Saturday, February 4, 2012

Money-Smart Kids - Gail Vaz-Oxlade



Title: Money-Smart Kids
Author: Gail Vaz-Oxlade
Publisher: HarperCollins, 2011
Length: 80 pages
Genre: Adult; Nonfiction
Started: February 3, 2012
Finished: February 3, 2012

Summary:
From the publisher's website:
Want to teach your kids to see money as a tool, not a trap? Determined to help them avoid the mistakes you made?

As a parent you want the best for your kids. You work hard to provide every advantage you can. You want them to be safe, smart and healthy. Yet, when it comes to money, it’s a whole different story. If you’re like most people, you’d rather run a mile through a desert with a camel on your back than talk financial realities with your children.

Your parents told you that talking about money just wasn’t polite. Look where that left you! A healthy, balanced attitude towards money begins when kids are just toddling, so pull your head out of the sand and roll up your sleeves.

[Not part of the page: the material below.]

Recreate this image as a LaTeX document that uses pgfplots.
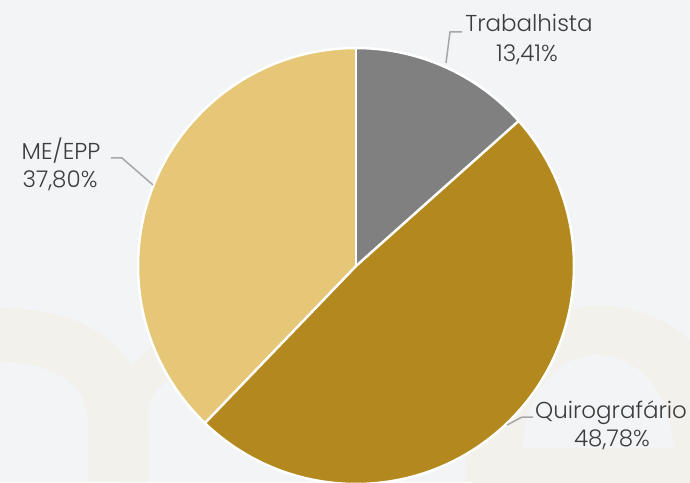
\documentclass[border=0pt]{standalone}
\usepackage{pgfplots}
\usepackage{pgfplotstable}
\pgfplotsset{compat=1.18}
\usepackage{fontspec}
\setmainfont{Poppins Light}
\definecolor{bg}{HTML}{F3F4F6}
\definecolor{wm}{HTML}{F2F1EC}
\definecolor{cA}{HTML}{808080}
\definecolor{cB}{HTML}{B3891F}
\definecolor{cC}{HTML}{E6C677}
\definecolor{txt}{HTML}{3D3D3D}
\definecolor{lead}{HTML}{A6A6A6}
\pgfplotstableread{
label value
Trabalhista 13.41
Quirografario 48.78
MEEPP 37.80
}\piedata
\tikzset{lbl/.style={font=\fontsize{23}{28}\selectfont, text=txt, anchor=base, inner sep=0pt}}
\begin{document}
\begin{tikzpicture}
\pgfplotstablegetelem{0}{value}\of\piedata \let\va\pgfplotsretval
\pgfplotstablegetelem{1}{value}\of\piedata \let\vb\pgfplotsretval
\pgfplotstablegetelem{2}{value}\of\piedata \let\vc\pgfplotsretval
\pgfmathsetmacro\aA{90-3.6*\va}
\pgfmathsetmacro\aB{\aA-3.6*\vb}
\pgfmathsetmacro\aC{\aB-3.6*\vc}
\begin{axis}[width=690pt,height=482pt,scale only axis,
  xmin=0,xmax=690,ymin=0,ymax=482,hide axis]
\fill[bg] (axis cs:0,0) rectangle (axis cs:690,482);
% faint watermark
\fill[wm] (axis cs:0,174) .. controls (axis cs:100,174) and (axis cs:148,122) .. (axis cs:148,55) -- (axis cs:148,0) -- (axis cs:88,0) -- (axis cs:88,59) .. controls (axis cs:88,100) and (axis cs:50,120) .. (axis cs:0,120) -- cycle;
\fill[wm] (axis cs:120,60) -- (axis cs:132,115) .. controls (axis cs:170,160) and (axis cs:200,174) .. (axis cs:260,174) -- (axis cs:260,120) .. controls (axis cs:190,120) and (axis cs:148,100) .. (axis cs:148,70) -- (axis cs:148,0) -- (axis cs:120,0) -- cycle;
\fill[wm] (axis cs:600,42) ellipse [x radius=135pt, y radius=134pt];
\fill[wm] (axis cs:465,0) rectangle (axis cs:690,34);
\fill[bg] (axis cs:523,34) arc[start angle=180, end angle=0, x radius=75pt, y radius=93pt] -- cycle;
% pie
\fill[cA] (axis cs:356,216) -- ++(90:218pt) arc[start angle=90, end angle=\aA, radius=218pt] -- cycle;
\fill[cB] (axis cs:356,216) -- ++(\aA:218pt) arc[start angle=\aA, end angle=\aB, radius=218pt] -- cycle;
\fill[cC] (axis cs:356,216) -- ++(\aB:218pt) arc[start angle=\aB, end angle=\aC, radius=218pt] -- cycle;
\draw[white, line width=2.5pt] (axis cs:356,216) circle[radius=218pt];
\draw[white, line width=2.5pt] (axis cs:356,216) -- ++(90:218pt);
\draw[white, line width=2.5pt] (axis cs:356,216) -- ++(\aA:218pt);
\draw[white, line width=2.5pt] (axis cs:356,216) -- ++(\aB:218pt);
\draw[lead, line width=1.5pt] (axis cs:446,419) -- (axis cs:450,450) -- (axis cs:462,450);
\draw[lead, line width=1.5pt] (axis cs:153,297) -- (axis cs:122,324) -- (axis cs:111,324);
\draw[lead, line width=1.5pt] (axis cs:507,57) -- (axis cs:522,65) -- (axis cs:533,65);
\node[lbl] at (axis cs:529,450) {Trabalhista};
\node[lbl] at (axis cs:527,420) {13,41\%};
\node[lbl] at (axis cs:61,322) {ME/EPP};
\node[lbl] at (axis cs:60,294) {37,80\%};
\node[lbl] at (axis cs:611,64) {Quirografário};
\node[lbl] at (axis cs:612,36) {48,78\%};
\end{axis}
\end{tikzpicture}
\end{document}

Gail Vaz-Oxlade, Canada’s #1 personal finance expert, will teach you everything your children need to know. Gail believes that building confidence and money skills starts with an age-appropriate allowance. In Money-Smart Kids, she’ll show you how to start an allowance and use it effectively to help your kids:

-make saving a habit
-learn the difference between a need and a want
-use the “magic jars” to balance competing goals
-create life-long money management skills

What better gift could you give your kids than the confidence to control their money, rather than letting their money control them? Let Gail help you raise Money-Smart Kids.

Review:
I'm a big fan of Gail Vaz-Oxlade, my husband and I end up watching her shows to make ourselves feel better about our finances, the same way we watch Hoarders to make ourselves feel better about not cleaning the house as often as we'd like. Her approach of financial planning and budgeting is very common-sense, but the one aspect that I always wanted more clarification on was money matters where children are involved. By the time I graduated high school I had a pretty good grasp of money matters, so the outcome was good but I always felt things could've gone better along the way. Now that I have my own child, I wanted to know how to better approach money with her.

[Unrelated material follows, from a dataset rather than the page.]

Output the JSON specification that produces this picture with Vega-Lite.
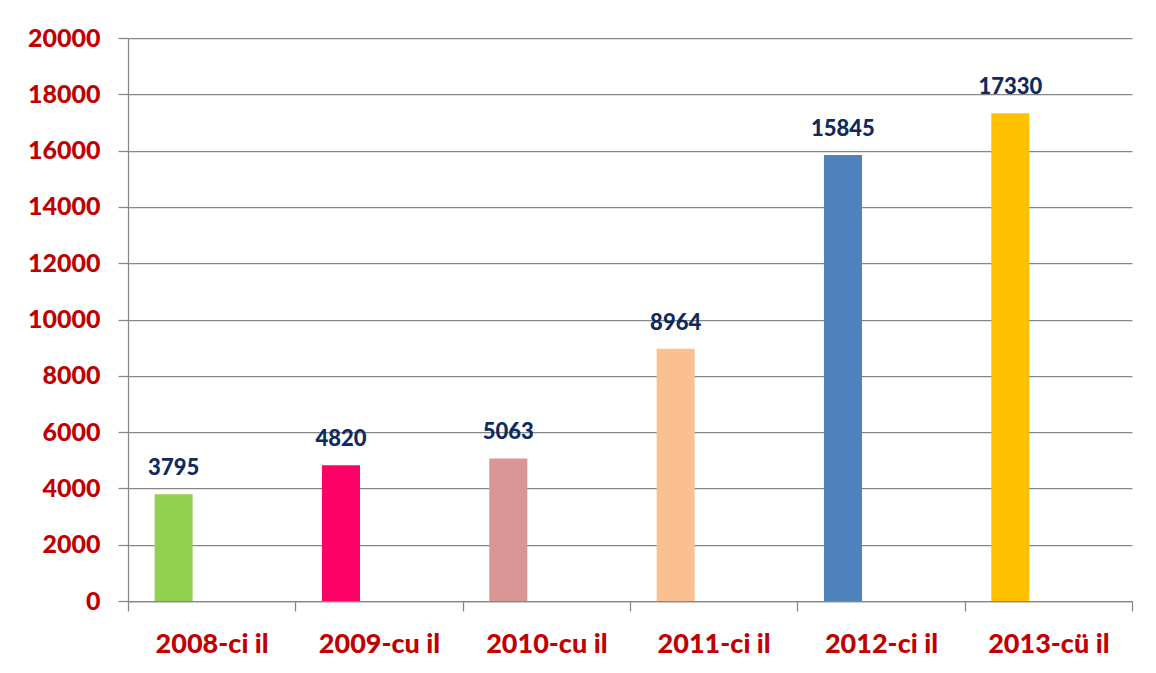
{
  "$schema": "https://vega.github.io/schema/vega-lite/v6.json",
  "width": 1004,
  "height": 563,
  "autosize": {"type": "none"},
  "padding": {"left": 128, "top": 38, "right": 24, "bottom": 72},
  "background": "white",
  "config": {"view": {"stroke": null}, "font": "Lato"},
  "data": {
    "values": [
      {"year": "2008-ci il", "value": 3795, "series": "A"},
      {"year": "2009-cu il", "value": 4820, "series": "A"},
      {"year": "2010-cu il", "value": 5063, "series": "A"},
      {"year": "2011-ci il", "value": 8964, "series": "A"},
      {"year": "2012-ci il", "value": 15845, "series": "A"},
      {"year": "2013-cü il", "value": 17330, "series": "A"}
    ]
  },
  "encoding": {
    "x": {
      "field": "year",
      "type": "nominal",
      "sort": null,
      "scale": {"paddingInner": 0, "paddingOuter": 0},
      "axis": {
        "title": null,
        "labelAngle": 0,
        "tickBand": "extent",
        "tickSize": 10,
        "tickColor": "#868686",
        "tickWidth": 1.25,
        "domainColor": "#868686",
        "domainWidth": 1.25,
        "labelFont": "Lato",
        "labelFontWeight": 900,
        "labelFontSize": 27,
        "labelColor": "#C00000",
        "labelPadding": 20,
        "grid": false
      }
    },
    "xOffset": {
      "field": "series",
      "type": "nominal",
      "scale": {"domain": ["A", "B", "C"], "paddingInner": 0, "paddingOuter": 0.7}
    },
    "y": {
      "field": "value",
      "type": "quantitative",
      "scale": {"domain": [0, 20000], "nice": false},
      "axis": {
        "title": null,
        "format": "d",
        "values": [0, 2000, 4000, 6000, 8000, 10000, 12000, 14000, 16000, 18000, 20000],
        "grid": true,
        "gridColor": "#868686",
        "gridWidth": 1.25,
        "domainColor": "#868686",
        "domainWidth": 1.25,
        "tickColor": "#868686",
        "tickWidth": 1.25,
        "tickSize": 10,
        "labelFont": "Lato",
        "labelFontWeight": 900,
        "labelFontSize": 25,
        "labelColor": "#C00000",
        "labelPadding": 18
      }
    }
  },
  "layer": [
    {
      "mark": {"type": "bar"},
      "encoding": {
        "color": {
          "field": "year",
          "type": "nominal",
          "sort": null,
          "scale": {
            "domain": ["2008-ci il", "2009-cu il", "2010-cu il", "2011-ci il", "2012-ci il", "2013-cü il"],
            "range": ["#92D050", "#FF0066", "#D99694", "#FAC090", "#4F81BD", "#FFC000"]
          },
          "legend": null
        }
      }
    },
    {
      "mark": {
        "type": "text",
        "baseline": "alphabetic",
        "dy": -19,
        "font": "Lato",
        "fontWeight": 900,
        "fontSize": 22,
        "color": "#0E2A5E"
      },
      "encoding": {"text": {"field": "value", "type": "quantitative", "format": "d"}}
    }
  ]
}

I like Gail's way of dealing with money with kids. She believes in giving kids an allowance without it being attached to chores or grades since kids need to learn about money and they can't learn about it if they don't have any. I like this concept because chores should just be a given in a household, unless there's something over and above the normal ones that a child would like to do to earn extra money. She talks about making sure parents explain money matter to their kids, from where the money in the ATM comes from, to how long mommy and daddy have to work to afford certain things. She also talks about using the jar system from her show with kids: one for saving, sharing (donations), planned spending, and mad money, and allocating a child's allowance every week to each jar. I personally wouldn't use all four categories with my child, at least not right away, I would simply use saving and spending until they get the concept of savings as emergency money and have the willpower to save for something over a planned period of time (planned spending).

The chapter on credit was especially good, which I think is needed for some kids that have a hard time understanding the concept of credit cards (I didn't growing up, but I know a lot of young kids do and then have big credit card issues once they get their first card at 18).

Recommendation:
Wonderful little book for parents that want some guidance in how to teach their children about money. This is especially timely considering how many kids and young adults these days have no considerable concept of budgeting or credit.

Thoughts on the cover:
Keeps in theme with Gail's other books with the image of her, except instead of against a clear backdrop she's against a chalkboard background. The title in chalk with the $ as the s is a nice touch.